São essas escolhas que fazem a diferença e explicam nos nossos actos o que somos, ainda que, por vezes, não sejamos reconhecidos no meio de uma amálgama complexa e atribulada, construída por decisões que tomamos e rumos que escolhemos, por vezes influenciados pelas atitudes inconscientes de outros.

Caminhar com memória, sem esconder o passado, compartilhar lembranças e informações sobre a vida, sem receio de olhares e críticas sem fundamento, ajuda-nos a compreender os caminhos a seguir, cujo objectivo tem que ter como único epílogo e prazer, compartilhar experiências pessoais e colectivas, à medida que formos confrontados com novas realidades, algumas das quais, pela sua natureza, seriam absolutamente imprevisíveis.

Acima das memórias do passado, não nos devemos retrair, muito menos acobardar, perante opções e escolhas, aos princípios que nos guiam e proporcionam uma reflexão crítica sobre os caminhos percorridos e a percorrer.

Perante alguns comentários, quanto ao sentido da ética na política, a única resposta que tenho, resume-se ao lamentar dos tempos sombrios que vivemos, onde o descrédito e o desencanto das populações cresce perante a descrença nos partidos políticos e na própria democracia participativa, como protesto de todos aqueles que não se podem conformar com as desigualdades e injustiças, a concentração de riqueza, onde os negócios suspeitos que envolvem milhões e milhões são cada vez mais o pão nosso de cada dia.

A esperança transformada em utopia passados 30 anos, na qual eu confiava, configurava um Estado capaz de repor e manter o equilíbrio numa luta entre classes sociais, receptivo a reformas e garantindo a ordem, a segurança e o bem estar de todos

Nunca é tarde para percebermos que afinal de contas o Estado, face a uma convenção perversa com as elites tradicionais e modernas do sistema, sustentadas e supostamente legitimadas por poderes ocultos, iniciou um processo de opressão aos mais desfavorecidos da sociedade.
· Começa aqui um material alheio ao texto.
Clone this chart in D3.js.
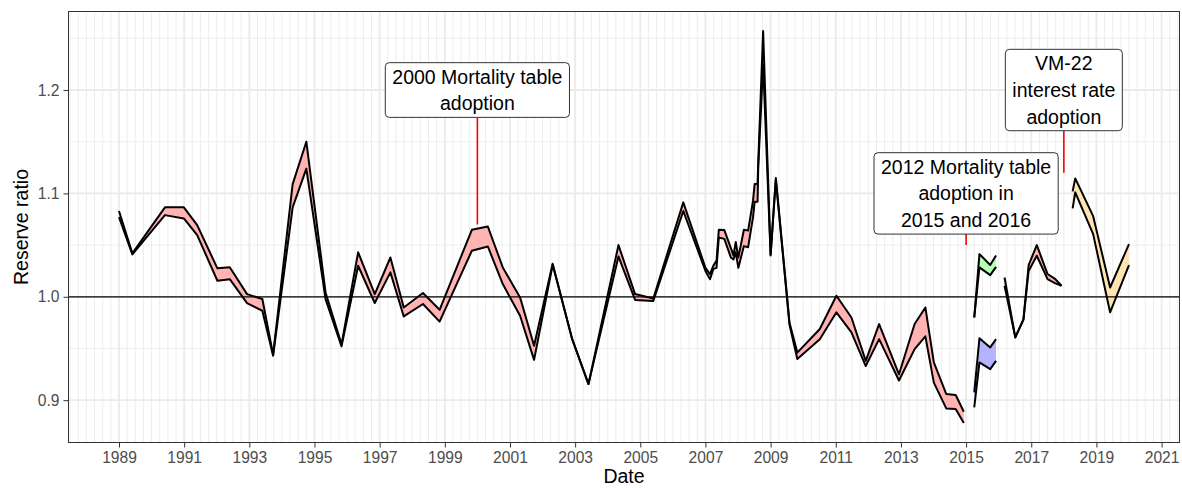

Isto, com toda a certeza, eu sei que não é ética nem moralmente recomendável para todos quantos se preocupam com o seu semelhante.

Acredito que algo de novo emerge, onde a participação da maioria dos actores sociais serão indispensáveis para uma transição, onde será possível transformar este cenário actual com dinâmicas sociais, conscientes dos seus direitos e obrigações, conjuntamente com uma capacidade de agirmos colectivamente. O caminho irá ser longo, cheio de obstáculos e contratempos, mas não há nada mais gratificante na vida do que sabermos e termos a consciência plena de onde vimos e para onde queremos ir.